患者さんから免疫グロブリン製剤について質問を受けることはありますか?
佐藤さん:免疫グロブリンという成分がどういう働きをするのか、患者さんにはわかり辛い部分があると思います。もちろん主治医や看護師からも説明された上で投与されているのですが、なかには薬剤師がいるタイミングで再度説明を聞きたいという方もいらっしゃいます。説明内容のひとつずつを受け止め、自分の中で理解するまでに時間がかかるのだと思います。そういった場合に、薬剤師から改めてご説明することがあります。
八重樫さん:やはり、免疫グロブリンって何、という点がわかり辛い方が多いので、私は、初回の方にはJBさんに提供いただいている、「免疫グロブリン療法を受けられる重症筋無力症の患者さんへ」(図)を使って説明しています。

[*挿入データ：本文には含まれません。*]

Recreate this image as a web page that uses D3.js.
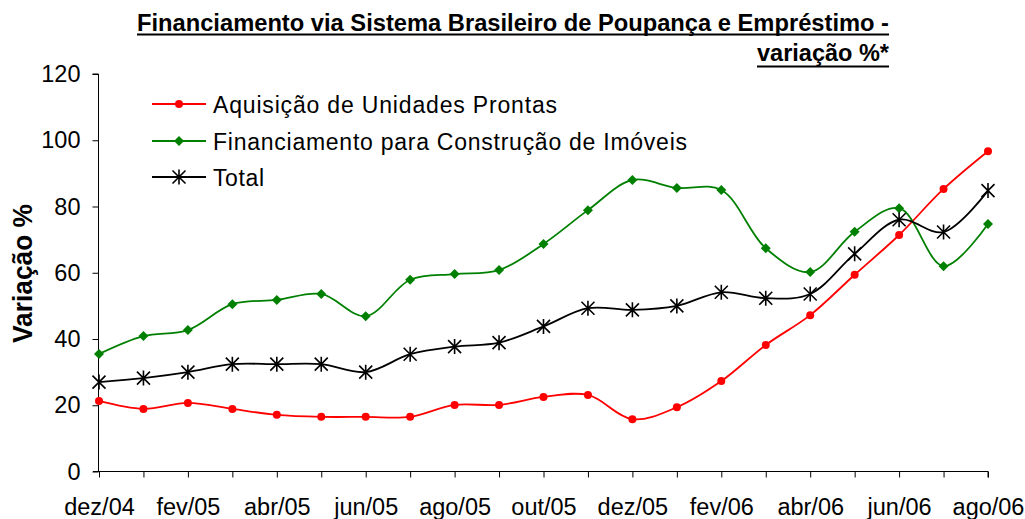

医師や看護師とのコミュニケーションについてお聞かせください。
佐藤さん:IgG投与量は体重によって決まりますが、患者さんの体重が前回投与時と変わっていることがあります。当日と前回の体重があまりにも乖離しているようであれば、このままの量で大丈夫かという点を確認することがあります。
また、5%から10%製剤に変わる時には、製剤の本数に入力間違いがないかをチェックし、気になるところがあれば医師にお伝えするということをしていました。
八重樫さん:今はオーダー入力毎に、外来の看護師から「〇〇さんのIVIgの指示が出ました」と、必ず薬局に電話が入るようになっています。その流れが継続されていることもあり、用量に関してはオーダー入力に加え、電話連絡のダブルチェックが行われる環境になっています。
10%製剤の一番のメリットはどのような点にあるとお考えですか?
佐藤さん:当院では、10%製剤の規格のほぼ全てを採用していますので、払い出しの本数が少ないことは大きな変化です。見た目に多くの点滴ボトルが吊るされていると『薬をたくさん投与されているという感じが気になる』という方も、10%製剤になって投与本数が減ることですっきりしたと喜んでいらっしゃる患者さんもいました。
八重樫さん:やはり5%製剤よりも点滴が早く終わるのが嬉しいという患者さんは結構いらっしゃいます。入院で5日間連続投与する際にも、点滴しながら自由に歩いたりはできるのですが、点滴による拘束時間が少なくなったことはいいなとおっしゃっている患者さんもいました。